Although baby boomers, who fall between ages 51 and 69, are more likely to own their homes, the 49% of all boomers who do rent are cost burdened, meaning they spend more than 30% of their incomes on housing costs.
That’s in comparison to millennials, who are more likely to rent: About 46% of renters between 18 and 34 spend more than 30% of their pay on monthly housing costs. Generation Xers, who fall between boomers and millennials, are the least likely to be cost burdened by rent, but they are only slightly better off: About 44% of those who rent overspend.
Depending on where you rent, those percentages can rise well above average, the study found.
For millennials living in Honolulu, the problem is more extreme than average, with 68.9% of renters paying more for rent than they should. Generation Xers and baby boomers living in South Florida are most likely to overspend than their counterparts in other parts of the country.
So, How Much Should You Be Spending on Rent?
For decades, pretty much everyone you asked for advice, from government officials to financial experts, would say it was unwise to spend beyond the 30% income threshold for rent.
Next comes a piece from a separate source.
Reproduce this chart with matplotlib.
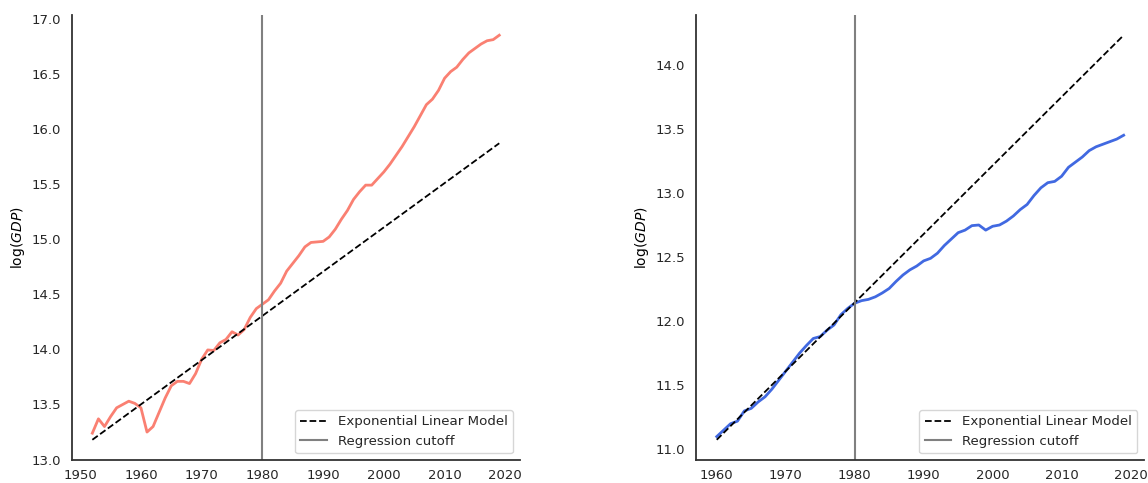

Even your landlord probably wanted you to prove you made at least three times the cost of your home before letting you sign a lease.
But more recently, the debate has become more nuanced, taking into account how much money the renter makes and where the renter lives.
For example, those living in cities like New York and San Francisco, where housing costs tend to be higher, will likely spend more than the recommended amount because of a scarcity of affordable options.
On the same note, a high earner could spend a greater percentage of their income and still have more than enough to live comfortably. A minimum wage worker who spent 30% of their income on rent, however, would probably be stretched too thin to cover an emergency expense later in the month.
While the 30% rule might not be perfect in every situation, it’s still a solid starting point to help you figure out if you can afford to live alone in that newly built downtown apartment or if you should start scouring Craigslist for the least creepy roommate you can find.